Do a very hot wash cycle- once with dish washing soap, once with clear water and once with vinegar and a little hair conditioner, soaking for about twenty minutes each time. Do not run hot water directly onto the fleece or go from hot to cold water. Avoid moving the fleece too much.
Drain and squeeze/spin as much of the water out as possible.
Hang the bags to dry or lay them flat over a mesh drier.
s
This gives a fairly clean fleece, there were still some dirty patches and the tips were stuck together. It also uses a lot of hot water.
s
Lock by lock
Prepare three tubs/buckets as for the hot wash cycle above.
Pull a lock from the fleecey mass and swish it in each of the buckets in turn until it is clean. Put into lingerie bags to dry.
s
This gets the fibre nice and clean and the locks are sorted ready for combing or carding. It takes ages though and losing the bit of dirtiness at the tip of the lock means it does not stay together particularly well during the drying.
s
Bags of locks
Take a chunk of fleece and gently but firmly pull out all of the locks. Lay them flat and thinly spread into lingerie type washing bags.

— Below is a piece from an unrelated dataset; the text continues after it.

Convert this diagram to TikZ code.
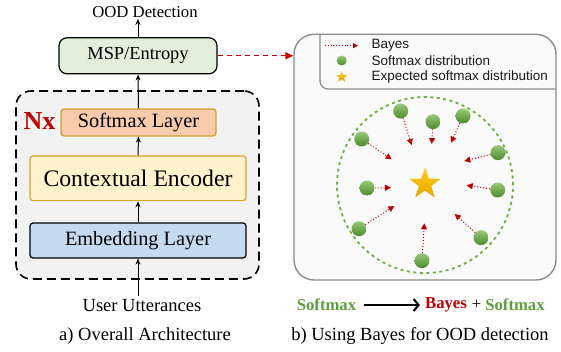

Do a cold water soak for several hours/overnight.
Do a three cycle hot wash (soap, nothing, vinegar and hair conditioner) trying to keep the bag fairly flat to avoid the locks clumping together. Lay flat to dry.
s
This gave fairly clean locks which dried very quickly. There is also less to store as the junk has been removed and time is saved when carding/combing as the locks are already sorted for you. It does take ages to get them sorted and into bags though.
s
Washing machine on cold
Sort the fleece into chunks and place into lingerie bags. Put through the washing machine on a cold wash with normal machine washing liquid.
Do a three cycle hot wash (soap, nothing, vinegar and hair conditioner) and spin/squeeze out as much water as possible. Dry.
s
A little felting occurred, as the machine wash did not remove the lanolin at all it was not really worth doing.
s
Washing machine on warm
Sort the fleece into chunks and place into lingerie bags.
Put through washing machine at 40 degrees centigrade using normal machine washing liquid.
Dry
s
This method resulted in quite a bit of felting, it was possible to pull locks out though. There was no greasiness left in the fibre. Also not really worth doing.
s
Shower hosing
Divide fleece in manageable chunks. Put in bath tub and spray with shower set to cold until the water is running clear from all parts of the fleece.
Do a three cycle hot wash (soap, nothing, vinegar and hair conditioner) then squeeze/spin water out and put into laundry bags to dry.
s
This worked well and gave the cleanest of the washes. It does still smell a bit sheepy, I think more water during the hot wash stage might have helped. This could be a downside of washing in fairly large chunks.
I am most likely to use this method to wash the fleece I have left.
s
The end result (this was a bags of locks wash):
s



2 comments:

  1. Thanks for walking through the various types of washing fleece over the last few weeks. It's nice seeing different types of wool being used too.